While exploring the gardens, Mary comes across a badger hole and finds a key belonging to the untended garden. She chances to ask Martha for garden tools, which Martha has delivered by Dickon, her twelve-year-old brother. Mary and Dickon take a liking to each other, as Dickon has a soft way with animals and a good nature. Eager to absorb his gardening knowledge, Mary reluctantly lets him into the secret of the garden, which he agrees to keep.

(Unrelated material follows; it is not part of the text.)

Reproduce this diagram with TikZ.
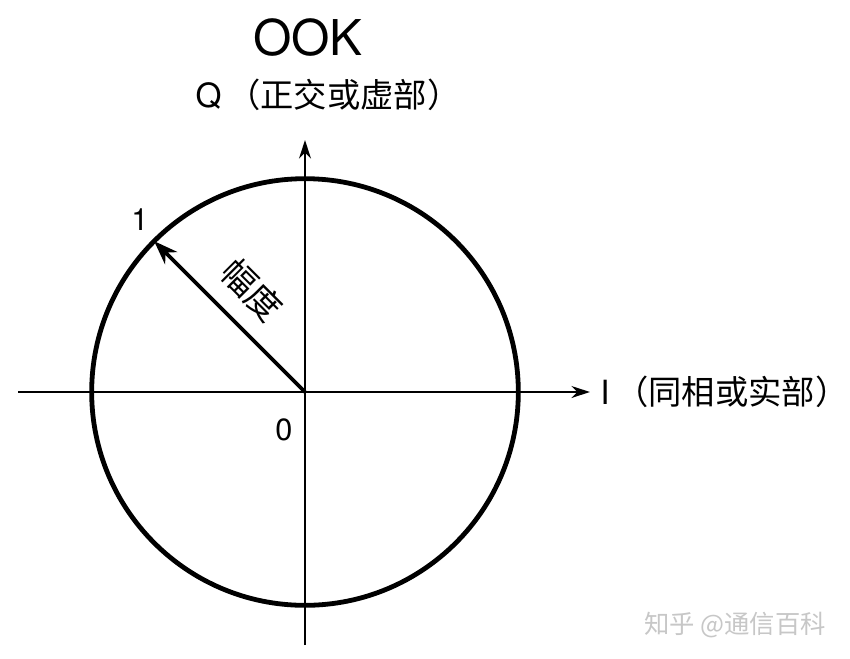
\documentclass[tikz,border=0pt]{standalone}
\usepackage{fontspec}
\setmainfont{TeX Gyre Heros}
\newfontfamily\cjk{Noto Sans CJK SC}
\usetikzlibrary{arrows.meta,calc}

\begin{document}
\begin{tikzpicture}[x=0.75pt,y=-0.75pt,>={Stealth[length=14pt,width=9pt]}]

    % white background, fixes the size
    \useasboundingbox[fill=white] (0,0) rectangle (850,658);

    \coordinate (O) at (305,392);

    % draw axes
    \coordinate (Iend) at (590,392);
    \coordinate (Istart) at (18,392);
    \coordinate (Qend) at (305,140);
    \coordinate (Qstart) at (305,645);
    \draw [->,line width=1.5pt] (Istart) -- (Iend);
    \draw [->,line width=1.5pt] (Qstart) -- (Qend);

    % unit circle
    \draw [line width=3.6pt] (O) circle [radius=160pt];

    % amplitude arrow
    \coordinate (P) at ($(O)+(135:160pt)$);
    \draw [->,line width=2.8pt,>={Stealth[length=18pt,width=13pt]}] (O) -- (P);

    % labels
    \node (title) at (308,38) {\fontsize{37}{37}\selectfont OOK};
    \node (qlab) at (328,95) {\fontsize{25}{25}\selectfont Q\,\cjk（正交或虚部）};
    \node [anchor=west,inner sep=0pt] (ilab) at (600,392) {\fontsize{25}{25}\selectfont I\,\cjk（同相或实部）};
    \node (one) at (140,220) {\fontsize{23}{23}\selectfont 1};
    \node (zero) at (284,430) {\fontsize{23}{23}\selectfont 0};
    \node [rotate=-45,inner sep=0pt] (amp) at (252,290) {\fontsize{26}{26}\selectfont\cjk 幅度};

    % watermark
    \node [text=black!22] (mark) at (735,625) {\fontsize{19}{19}\selectfont\cjk 知乎 @通信百科};

\end{tikzpicture}
\end{document}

That night, Mary hears the crying again. She follows the noise and, to her surprise, finds a small boy her age, living in a hidden bedroom. They discover they are cousins: he is the son of her uncle; his mother died when he was a baby, and he suffers from an unspecified problem with his spine. Mary visits every day that week, distracting him from his troubles with stories of the moor, of Dickon and his animals and of the garden. It is decided he needs fresh air and the secret garden, which Mary finally admits she has access to. Colin is put into his wheelchair and brought outside into the garden, the first time he's been outdoors in years.
While in the garden, the children are surprised to see Ben Weatherstaff looking over the wall on a ladder. Startled and angry to find the children there in his late mistress' (Colin's mother's) garden he admits he believed Colin to be a cripple. Colin stands up out of his chair to prove him wrong and finds that his legs are fine, though weak from disuse.
Colin spends every day in the garden, becoming stronger. The children conspire to keep Colin's health a secret so he can surprise his father, who is traveling and mourning over his late wife. As Colin's health improves, his father's mood does as well, and he has a dream of his wife calling him into the garden that makes him immediately pack his bags and head home. He walks the outer wall in memory but hears voices inside, finds the door unlocked and is shocked to see not only the garden in full bloom with children in it, but his son running.